Exercise brief => In the listing that follows, retype every line from the first through the one containing "(0,0) rectangle (746,474);". Pictures are to be left out.

## start Source excerpt

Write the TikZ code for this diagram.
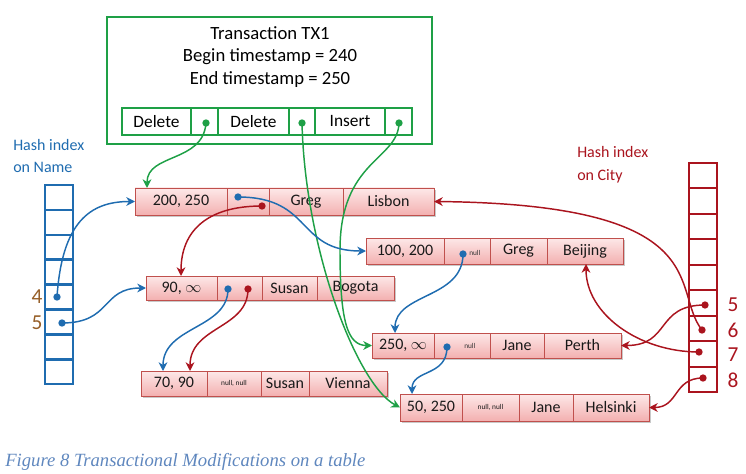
\documentclass[tikz,border=0pt]{standalone}
\usepackage{fontspec}
\setmainfont{Carlito}
\newfontfamily\capfont{Liberation Serif}
\usetikzlibrary{arrows.meta,fit,shadows,calc}
\definecolor{cgreen}{RGB}{30,160,70}
\definecolor{cblue}{RGB}{31,108,176}
\definecolor{cred}{RGB}{170,20,30}
\definecolor{pinkT}{RGB}{253,232,232}
\definecolor{pinkB}{RGB}{243,176,176}
\definecolor{pinkD}{RGB}{192,80,77}
\definecolor{cbrown}{RGB}{150,95,40}
\definecolor{ccap}{RGB}{95,135,190}
\newcommand\mkcell[6][celltxt]{\coordinate (#3-p) at (#4); \coordinate (#3-q) at (#5); \node[#2, fit=(#3-p)(#3-q)] (#3) {}; \node[#1] (#3-t) at (#3.center) {#6};}
\begin{document}
\begin{tikzpicture}[x=0.75pt,y=-0.75pt,
  bx/.style={inner sep=0pt, outer sep=0pt},
  celltxt/.style={inner sep=0pt, text=black!90, font=\fontsize{12}{14}\selectfont},
  txtxt/.style={inner sep=0pt, text=black, font=\fontsize{13}{15}\selectfont},
  rc/.style={bx, draw=pinkD, line width=0.6pt, top color=pinkT, bottom color=pinkB},
  rowsh/.style={bx, fill=white, drop shadow={shadow xshift=1.6pt, shadow yshift=-1.6pt, opacity=0.3, fill=black!70}},
  tcell/.style={bx, draw=cgreen, line width=1.2pt},
  txo/.style={bx, draw=cgreen, line width=1.6pt},
  hbl/.style={bx, draw=cblue, line width=1.9pt},
  hrd/.style={bx, draw=cred, line width=1.5pt},
  dotg/.style={circle, fill=cgreen, inner sep=0pt, minimum size=5.5pt},
  dotb/.style={circle, fill=cblue, inner sep=0pt, minimum size=5.5pt},
  dotr/.style={circle, fill=cred, inner sep=0pt, minimum size=5.5pt},
  nulltxt/.style={inner sep=0pt, font=\fontsize{5.5}{6}\selectfont, text=black!80},
  con/.style={line width=1.1pt, -{Stealth[length=6.5pt,width=6.5pt,inset=2pt]}},
  lbl/.style={inner sep=0pt, font=\fontsize{12}{17}\selectfont, align=left, anchor=west},
  num/.style={inner sep=0pt, font=\fontsize{16}{18}\selectfont}
]
\useasboundingbox (0,0) rectangle (746,474);

% Transaction box
\mkcell{txo}{txbox}{107,17}{432,144}{}
\node[align=center, font=\fontsize{14}{16.8}\selectfont] (title) at (270,57) {Transaction TX1\\Begin timestamp = 240\\End timestamp = 250};
\mkcell[txtxt]{tcell}{tc1}{122,108}{191,135}{Delete}
\mkcell{tcell}{tc2}{191,108}{218,135}{}
\mkcell[txtxt]{tcell}{tc3}{218,108}{289,135}{Delete}
\mkcell{tcell}{tc4}{289,108}{315,135}{}
\mkcell[txtxt]{tcell}{tc5}{315,108}{385,135}{Insert}
\mkcell{tcell}{tc6}{385,108}{412,135}{}

% Hash indexes
\foreach \i in {1,...,8} {
  \pgfmathsetmacro\ya{185+(\i-1)*24.9}
  \pgfmathsetmacro\yb{185+\i*24.9}
  \mkcell{hbl}{hl\i}{45,\ya}{73,\yb}{}
}
\foreach \i in {1,...,9} {
  \pgfmathsetmacro\ya{163+(\i-1)*25.44}
  \pgfmathsetmacro\yb{163+\i*25.44}
  \mkcell{hrd}{hr\i}{689,\ya}{717,\yb}{}
}
\node[lbl, text=cblue] (hnName) at (13,156) {Hash index\\on Name};
\node[lbl, text=cred] (hnCity) at (577,165) {Hash index\\on City};
\node[num, text=cbrown] (n4) at (37,297) {4};
\node[num, text=cbrown] (n5) at (37,323) {5};
\node[num, text=cred] (m5) at (733,305) {5};
\node[num, text=cred] (m6) at (733,330) {6};
\node[num, text=cred] (m7) at (733,355) {7};
\node[num, text=cred] (m8) at (733,380) {8};

% Row 1
\coordinate (row1-p) at (135,188); \coordinate (row1-q) at (434,215);
\node[rowsh, fit=(row1-p)(row1-q)] (row1) {};
\mkcell{rc}{r1a}{135,188}{227,215}{200, 250}
\mkcell{rc}{r1b}{227,188}{269,215}{}
\mkcell{rc}{r1c}{269,188}{343,215}{Greg}
\mkcell{rc}{r1d}{343,188}{434,215}{Lisbon}
% Row 2
\coordinate (row2-p) at (366,238); \coordinate (row2-q) at (623,264);
\node[rowsh, fit=(row2-p)(row2-q)] (row2) {};
\mkcell{rc}{r2a}{366,238}{444,264}{100, 200}
\mkcell{rc}{r2b}{444,238}{490,264}{}
\mkcell{rc}{r2c}{490,238}{547,264}{Greg}
\mkcell{rc}{r2d}{547,238}{623,264}{Beijing}
% Row 3
\coordinate (row3-p) at (146,276); \coordinate (row3-q) at (394,300);
\node[rowsh, fit=(row3-p)(row3-q)] (row3) {};
\mkcell{rc}{r3a}{146,276}{217,300}{90, $\infty$}
\mkcell{rc}{r3b}{217,276}{262,300}{}
\mkcell{rc}{r3c}{262,276}{317,300}{Susan}
\mkcell{rc}{r3d}{317,276}{394,300}{Bogota}
% Row 4
\coordinate (row4-p) at (372,333); \coordinate (row4-q) at (621,358);
\node[rowsh, fit=(row4-p)(row4-q)] (row4) {};
\mkcell{rc}{r4a}{372,333}{434,358}{250, $\infty$}
\mkcell{rc}{r4b}{434,333}{490,358}{}
\mkcell{rc}{r4c}{490,333}{544,358}{Jane}
\mkcell{rc}{r4d}{544,333}{621,358}{Perth}
% Row 5
\coordinate (row5-p) at (141,371); \coordinate (row5-q) at (387,396);
\node[rowsh, fit=(row5-p)(row5-q)] (row5) {};
\mkcell{rc}{r5a}{141,371}{207,396}{70, 90}
\mkcell{rc}{r5b}{207,371}{261,396}{\fontsize{5.5}{6}\selectfont null, null}
\mkcell{rc}{r5c}{261,371}{309,396}{Susan}
\mkcell{rc}{r5d}{309,371}{387,396}{Vienna}
% Row 6
\coordinate (row6-p) at (400,394); \coordinate (row6-q) at (649,421);
\node[rowsh, fit=(row6-p)(row6-q)] (row6) {};
\mkcell{rc}{r6a}{400,394}{462,421}{50, 250}
\mkcell{rc}{r6b}{462,394}{519,421}{\fontsize{5.5}{6}\selectfont null, null}
\mkcell{rc}{r6c}{519,394}{573,421}{Jane}
\mkcell{rc}{r6d}{573,394}{649,421}{Helsinki}

\node[nulltxt, anchor=west] (null2) at (469,253) {null};
\node[nulltxt, anchor=west] (null4) at (464,346) {null};

% Dots
\node[dotg] (g1) at (206,123) {};
\node[dotg] (g2) at (302,123) {};
\node[dotg] (g3) at (399,123) {};
\node[dotb] (p1b) at (238,197) {};
\node[dotr] (p1r) at (262,206) {};
\node[dotb] (p2) at (463,254) {};
\node[dotb] (p3b) at (228,289) {};
\node[dotr] (p3r) at (248,289) {};
\node[dotb] (p4) at (447,347) {};
\node[dotb] (h4) at (57,297) {};
\node[dotb] (h5) at (62,323) {};
\node[dotr] (k5) at (705,305) {};
\node[dotr] (k6) at (702,330) {};
\node[dotr] (k7) at (699,352) {};
\node[dotr] (k8) at (703,378) {};
\coordinate (g3m) at (340,250);

% Connectors
\draw[con, cgreen] (g1.center) .. controls +(-3,40) and +(0,-35) .. ($(r1a.north west)+(12,0)$);
\draw[con, cgreen] (g2.center) .. controls +(3,127) and +(-43,-23) .. (r6a.west);
\draw[con, cgreen] (g3.center) .. controls +(-1,37) and +(0,-90) .. (g3m) .. controls +(0,70) and +(-25,0) .. (r4a.west);

\draw[con, cblue] (h4.center) .. controls +(5,-75) and +(-45,0) .. (r1a.west);
\draw[con, cblue] (h5.center) .. controls +(50,0) and +(-45,0) .. (r3a.west);
\draw[con, cblue] (p1b.center) .. controls +(75,0) and +(-70,0) .. (r2a.west);
\draw[con, cblue] (p3b.center) .. controls +(0,40) and +(0,-45) .. ($(r5a.north west)+(22,0)$);
\draw[con, cblue] (p2.center) .. controls +(0,45) and +(0,-40) .. ($(r4a.north west)+(23,0)$);
\draw[con, cblue] (p4.center) .. controls +(0,30) and +(0,-25) .. ($(r6a.north west)+(12,0)$);

\draw[con, cred] (p1r.center) .. controls +(-55,0) and +(0,-45) .. ($(r3a.north west)+(35,0)$);
\draw[con, cred] (p3r.center) .. controls +(0,40) and +(0,-45) .. ($(r5a.north west)+(49,0)$);
\draw[con, cred] (k6.center) .. controls +(-32,-40) and +(286,3) .. (r1d.east);
\draw[con, cred] (k7.center) .. controls +(-60,0) and +(0,50) .. ($(r2d.south west)+(39,0)$);
\draw[con, cred] (k5.center) .. controls +(-50,0) and +(50,0) .. (r4d.east);
\draw[con, cred] (k8.center) .. controls +(-30,0) and +(30,0) .. (r6d.east);

% Caption
\node[inner sep=0pt, anchor=west, text=ccap, font=\capfont\itshape\fontsize{14}{16}\selectfont] (caption) at (5,462) {Figure 8 Transactional Modifications on a table};
\end{tikzpicture}
\end{document}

## end Source excerpt

Full answer =>
Write the TikZ code for this diagram.
\documentclass[tikz,border=0pt]{standalone}
\usepackage{fontspec}
\setmainfont{Carlito}
\newfontfamily\capfont{Liberation Serif}
\usetikzlibrary{arrows.meta,fit,shadows,calc}
\definecolor{cgreen}{RGB}{30,160,70}
\definecolor{cblue}{RGB}{31,108,176}
\definecolor{cred}{RGB}{170,20,30}
\definecolor{pinkT}{RGB}{253,232,232}
\definecolor{pinkB}{RGB}{243,176,176}
\definecolor{pinkD}{RGB}{192,80,77}
\definecolor{cbrown}{RGB}{150,95,40}
\definecolor{ccap}{RGB}{95,135,190}
\newcommand\mkcell[6][celltxt]{\coordinate (#3-p) at (#4); \coordinate (#3-q) at (#5); \node[#2, fit=(#3-p)(#3-q)] (#3) {}; \node[#1] (#3-t) at (#3.center) {#6};}
\begin{document}
\begin{tikzpicture}[x=0.75pt,y=-0.75pt,
  bx/.style={inner sep=0pt, outer sep=0pt},
  celltxt/.style={inner sep=0pt, text=black!90, font=\fontsize{12}{14}\selectfont},
  txtxt/.style={inner sep=0pt, text=black, font=\fontsize{13}{15}\selectfont},
  rc/.style={bx, draw=pinkD, line width=0.6pt, top color=pinkT, bottom color=pinkB},
  rowsh/.style={bx, fill=white, drop shadow={shadow xshift=1.6pt, shadow yshift=-1.6pt, opacity=0.3, fill=black!70}},
  tcell/.style={bx, draw=cgreen, line width=1.2pt},
  txo/.style={bx, draw=cgreen, line width=1.6pt},
  hbl/.style={bx, draw=cblue, line width=1.9pt},
  hrd/.style={bx, draw=cred, line width=1.5pt},
  dotg/.style={circle, fill=cgreen, inner sep=0pt, minimum size=5.5pt},
  dotb/.style={circle, fill=cblue, inner sep=0pt, minimum size=5.5pt},
  dotr/.style={circle, fill=cred, inner sep=0pt, minimum size=5.5pt},
  nulltxt/.style={inner sep=0pt, font=\fontsize{5.5}{6}\selectfont, text=black!80},
  con/.style={line width=1.1pt, -{Stealth[length=6.5pt,width=6.5pt,inset=2pt]}},
  lbl/.style={inner sep=0pt, font=\fontsize{12}{17}\selectfont, align=left, anchor=west},
  num/.style={inner sep=0pt, font=\fontsize{16}{18}\selectfont}
]
\useasboundingbox (0,0) rectangle (746,474);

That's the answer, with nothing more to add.